Sleep is often more a problem with device manufacturers and the Windows drivers they release--it's not really a "Windows" problem, per se. It becomes especially problematic in laptops which sacrifice everything on the altar of power conservation for battery life, and in which 2nd-tier components and drivers are often used (and rarely updated), as well. The problem with devices and their drivers isn't so much the "going to sleep"...it's the "waking up" that hurts...
I disable both sleep and hibernation system-wide and have done so for years...with the exception that I generally have no trouble with monitors "sleeping" as they generally wake quickly and without complaint. People have to watch disconnecting their hard drives, their PCIe slots, and etc. as although all of that makes sense for battery life conservation theoretically, what good does that do if your machine refuses to wake? I don't use laptops of any description these days except when I'm forced to, but I find that simply setting my cpu and gpu to throttle way down when I don't need the power is more than sufficient for me (my cpu is set to drop to 10% of full speed and ramp up the power on demand only as needed, and my GPU is automatically set to do about the same thing itself.) Things stay cool when they should be and power is conserved when it makes sense--and ramp up on demand is perfect and never causes me problems. (I think Intel calls it "Speed Step" and AMD calls it "Cool 'n Quiet," for their cpus.) Best of all--no problems ever with "sleep" because when it never sleeps it never has to wake up... My boxes sleep every day *only* when I shut them down.
I just tested auto sleep on the Win 10 VM and it worked.
I set it to 1 minute for a quick test.
I changed it 30 minutes and will see how it works the next few days.
I really don't see much need for auto sleep on a VM as the PC will still be running because of Host activity...
But, testing it, it didn't cause any issues going to sleep or waking up so I'll play with auto sleep and see if it works.
In VMware it puts the machine into "suspended" state.
I like sleep and hibernate and it works for me on Win 7 and Win 8.1.1.
I did have sleep issues because of srvnet requests but overrides fixed that issue.
As far as Windows Defender definition updates, in Win 7 MSE and Win 8.x WD a scheduled task can be created to automatically update the definitions.
I assume this would work in Win 10, but haven't set up a task and tested it myself.
Not sure if such a task would help, if definition updates are causing a sleep issue ???
My problem is not Definition updates.
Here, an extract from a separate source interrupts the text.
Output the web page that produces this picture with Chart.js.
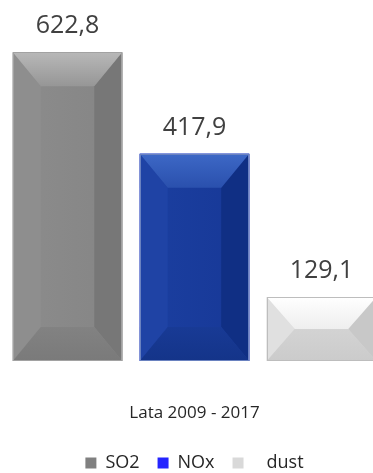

Any update registers a power request and this never gets released. I did a manual update which gave a request svchost.exe (ProfSvc). Any of these execution requests stops sleep.
I tried your override and see in requestsoverride:-
The override doesn't work as it won't sleep, regardless.
What is it that folks don't understand about win 10. . .it is a tech preview. . .there are going to be problems, albeit I have not had the problem you are talking about on any Windows OS. Also there is the shut down method (it does work).
What is it about tech preview that you don't understand? Why do you think MS put this out approx 9 mths before release?
What would have been the point unless they were looking for feedback from 'ordinary' users? Why did they include a Feedback app do you think?
And why would we care if you shutdown your system? That's going to help MS debug the OS, isn't it.
I CAN definitely indicate, however, that the problems @linw is reporting as the causation for his sleep problem on Win10b is not the same issue causing the sleep problem on my Win8.1 install...
Last edited by Gork; 06 Oct 2014 at 04:34.
True, Gork, this 10 problem is not like the 8.1 one.
And thank goodness for that since, as has already been said, the cause you're reporting for Win10b at least seems easily staked out for a fix!